February 1816. Wife and child gone. Bailiffs in the house. His precious library of books seized, to be sold on behalf of his debtors.
Byron was – as might be expected – in extremely low spirits at this time. And so his friends began to rally round and offer help.
His closest male friend, John Hobhouse, offered moral support. He visited Byron frequently – often several times in a single day – wrote to Annabella on Byron’s behalf, listened to his friend’s often confused outpourings about his marriage.
His publisher, John Murray, made a more practical offer of help. He was about to publish two new poems by his best-selling author, The Siege of Corinth and Parisina. He made a very generous offer: rather than pay a steady trickle of royalties over the years, he would buy the copyright of both poems, with a lump sum of £1,050. It is difficult to calculate a precise equivalent, but this would be at least £100,000 in today’s money: far more than any modern poet would ever dream of earning for two pieces.
This large sum would have been tremendously helpful to Byron in clearing at least part of his enormous backlog of debt.
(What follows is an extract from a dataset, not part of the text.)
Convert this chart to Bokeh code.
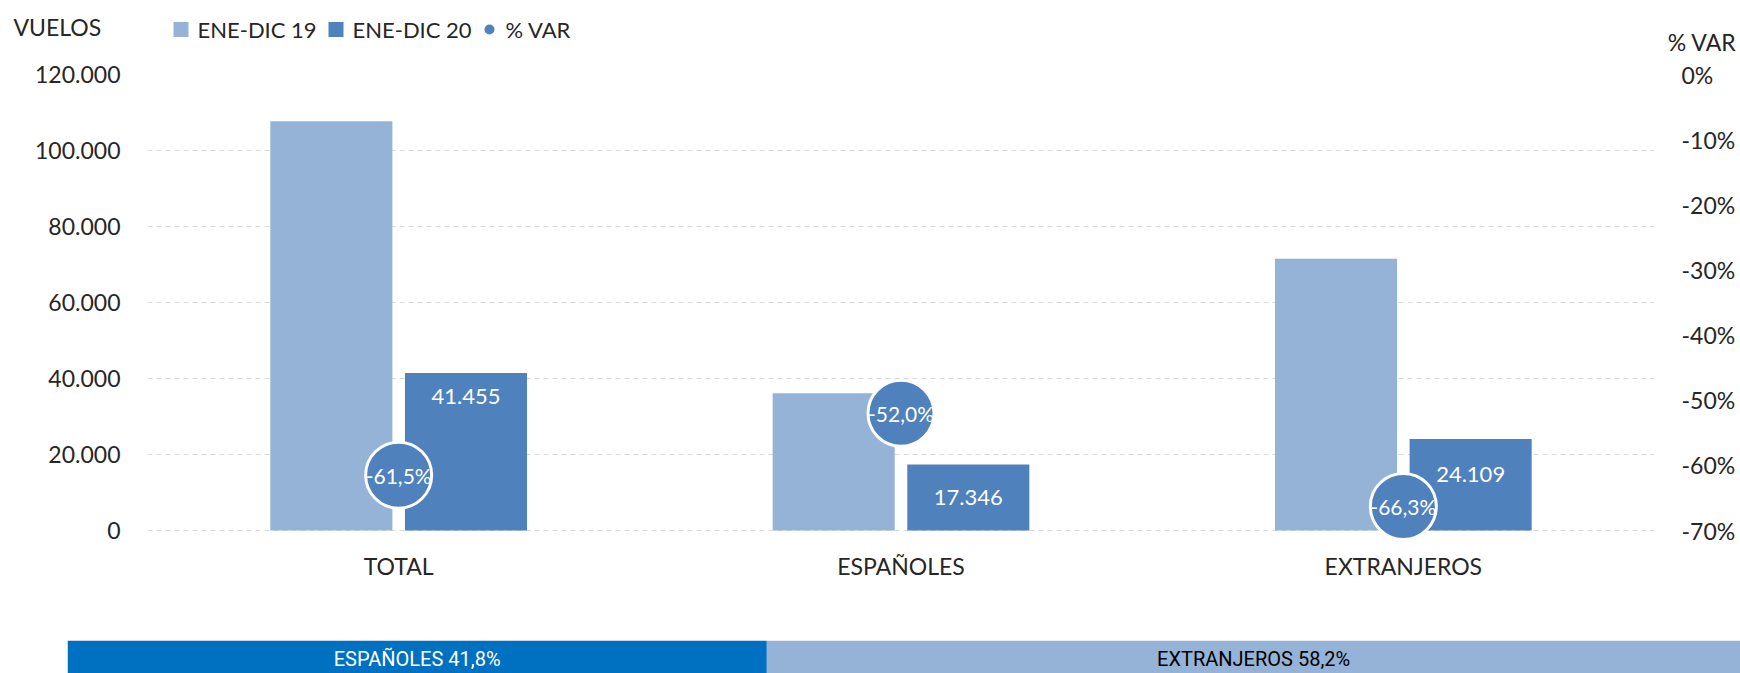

It would have got him out of immediate trouble and taken the bailiffs out of his kitchen, but would by no means have cleared everything: in 1818, when he was finally in a position to satisfy all of his creditors, it took £34,000 – around £3 million today – to pay all of his debts.
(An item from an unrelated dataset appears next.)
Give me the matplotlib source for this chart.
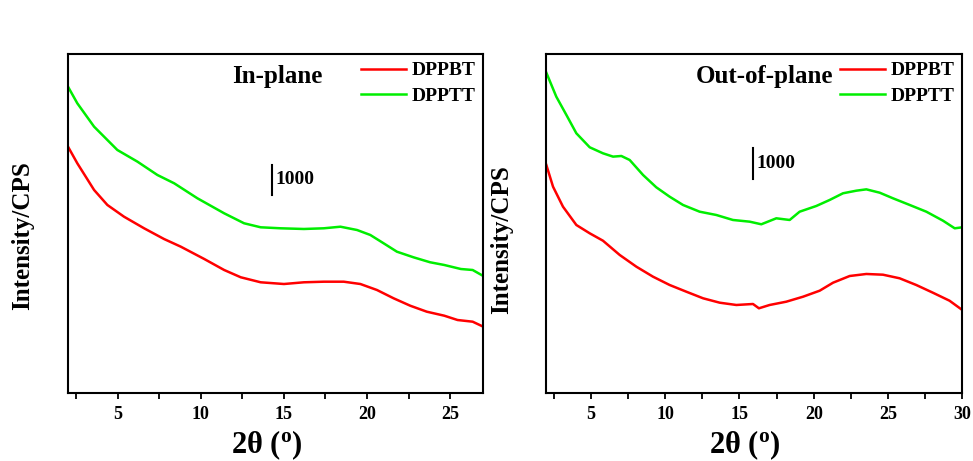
import matplotlib
matplotlib.use('Agg')
import matplotlib.pyplot as plt
from matplotlib.ticker import MultipleLocator

plt.rcParams['font.family'] = ['Liberation Serif', 'DejaVu Serif']
plt.rcParams['font.weight'] = 'bold'
plt.rcParams['mathtext.fontset'] = 'custom'
plt.rcParams['mathtext.rm'] = 'Liberation Serif'
plt.rcParams['mathtext.bf'] = 'Liberation Serif:bold'

# In-plane GIXD profiles (2theta in degrees, intensity in CPS)
ip_x_green = [2.0, 2.56, 3.57, 4.97, 6.18, 7.38, 8.39, 9.79, 11.4, 12.6, 13.6, 14.8,
              16.2, 17.4, 18.4, 19.4, 20.2, 21.0, 21.8, 22.8, 23.8, 24.65, 25.65, 26.36, 27.0]
ip_dpptt = [10210, 9656, 8877, 8100, 7711, 7267, 6990, 6490, 5990, 5657, 5523, 5490,
            5467, 5490, 5543, 5433, 5267, 4990, 4710, 4523, 4357, 4267, 4133, 4100, 3900]
ip_x_red = [2.0, 2.56, 3.57, 4.37, 5.37, 6.58, 7.78, 8.79, 10.2, 11.4, 12.4, 13.6, 15.0,
            16.2, 17.4, 18.6, 19.6, 20.6, 21.6, 22.6, 23.6, 24.65, 25.45, 26.36, 27.0]
ip_dppbt = [8210, 7656, 6767, 6267, 5877, 5490, 5133, 4877, 4467, 4100, 3857, 3690, 3633,
            3690, 3710, 3710, 3633, 3433, 3157, 2910, 2710, 2577, 2433, 2377, 2210]

# Out-of-plane profiles
op_x_green = [2.0, 2.67, 3.35, 4.02, 4.92, 5.81, 6.49, 7.05, 7.61, 8.51, 9.40, 10.3, 11.2,
              12.32, 13.44, 14.56, 15.69, 16.47, 17.48, 18.38, 19.05, 20.17, 21.07, 21.97,
              22.87, 23.54, 24.44, 25.33, 26.46, 27.58, 28.70, 29.49, 30.0]
op_dpptt = [10332, 9558, 8968, 8377, 7925, 7732, 7624, 7645, 7516, 7032, 6635, 6332, 6065,
            5848, 5742, 5581, 5526, 5442, 5635, 5581, 5848, 6032, 6226, 6442,
            6526, 6569, 6461, 6281, 6065, 5848, 5558, 5312, 5345]
op_x_red = [2.0, 2.45, 3.12, 4.02, 4.92, 5.81, 6.94, 8.06, 9.18, 10.30, 11.42, 12.55, 13.67,
            14.79, 15.91, 16.31, 17.03, 18.15, 19.28, 20.40, 21.30, 22.42, 23.54, 24.66,
            25.78, 26.9, 28.02, 29.14, 30.0]
op_dppbt = [7355, 6655, 6010, 5419, 5151, 4913, 4452, 4074, 3752, 3484, 3268, 3055, 2913,
            2839, 2871, 2732, 2839, 2945, 3106, 3300, 3558, 3774, 3839, 3816,
            3700, 3484, 3235, 2977, 2677]

fig = plt.figure(figsize=(9.73, 4.61), dpi=100)
ax1 = fig.add_axes([0.0699, 0.1475, 0.4268, 0.7354])
ax2 = fig.add_axes([0.5615, 0.1475, 0.4275, 0.7354])

panels = [
    (ax1, ip_x_red, ip_dppbt, ip_x_green, ip_dpptt, (2, 27), 11300, 14.26, 6600),
    (ax2, op_x_red, op_dppbt, op_x_green, op_dpptt, (2, 30), 10935, 15.93, 6900),
]

for ax, xr, yr, xg, yg, xlim, ytop, bar_x, bar_y in panels:
    ax.plot(xr, yr, color='#ff0000', lw=1.8, label='DPPBT')
    ax.plot(xg, yg, color='#00ee00', lw=1.8, label='DPPTT')
    ax.set_xlim(*xlim)
    ax.set_ylim(0, ytop)
    ax.xaxis.set_major_locator(MultipleLocator(5))
    ax.xaxis.set_minor_locator(MultipleLocator(2.5))
    ax.tick_params(axis='x', which='both', direction='out', length=4, width=1.3,
                   labelsize=13, pad=5)
    ax.tick_params(axis='y', left=False, labelleft=False)
    for sp in ax.spines.values():
        sp.set_linewidth(1.5)
    for lab in ax.get_xticklabels():
        lab.set_fontweight('bold')

    # 1000 CPS scale bar
    ax.plot([bar_x, bar_x], [bar_y, bar_y + 1000], color='black', lw=1.5)
    ax.text(bar_x + 0.2, bar_y + 500, '1000', fontsize=14, fontweight='bold',
            va='center', ha='left')

    leg = ax.legend(loc='upper right', bbox_to_anchor=(1.0, 1.0), frameon=False,
                    fontsize=14, handlelength=2.3, handletextpad=0.3, labelspacing=0.4,
                    borderaxespad=0.0, borderpad=0.4)
    for t in leg.get_texts():
        t.set_fontweight('bold')

    ax.set_xlabel(r'2θ ($\mathbf{^o}$)', fontsize=22, fontweight='bold', labelpad=2)
    ax.xaxis.set_label_coords(0.478, -0.105)

ax1.text(0.395, 0.935, 'In-plane', transform=ax1.transAxes, fontsize=18,
         fontweight='bold', ha='left', va='center')
ax2.text(0.358, 0.935, 'Out-of-plane', transform=ax2.transAxes, fontsize=18,
         fontweight='bold', ha='left', va='center')

fig.text(0.023, 0.49, 'Intensity/CPS', rotation=90, fontsize=18, fontweight='bold',
         ha='center', va='center')
fig.text(0.516, 0.48, 'Intensity/CPS', rotation=90, fontsize=18, fontweight='bold',
         ha='center', va='center')

fig.savefig('out.png', dpi=100)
However Byron, always the gentleman, refused Murray’s offer. Partly this was because an aristocratic author could not be seen to make money from his writing. That would have carried a very unwelcome aura of “trade.” Partly it was because – as Byron freely admitted in his letter to Murray – neither poem was very good. They were, he said, “…compositions which I do not feel at all equal to my own notions of what they should be…”
Murray published the poems on 13th February 1816. They sold remarkably well, passing through at least three editions in that year alone. The verses were what was expected from Byron at that time: tales of war, doomed love and violent death. Each featured the type of tortured hero whom the reading public were happy to confuse with the creator, in much the same way that a modern celebrity can be conflated with their most famous film or TV role. And no doubt the growing whiff of scandal (the gossip columns were full of stories about Lord B….. and the departure of Lady B……) helped to boost sales quite nicely.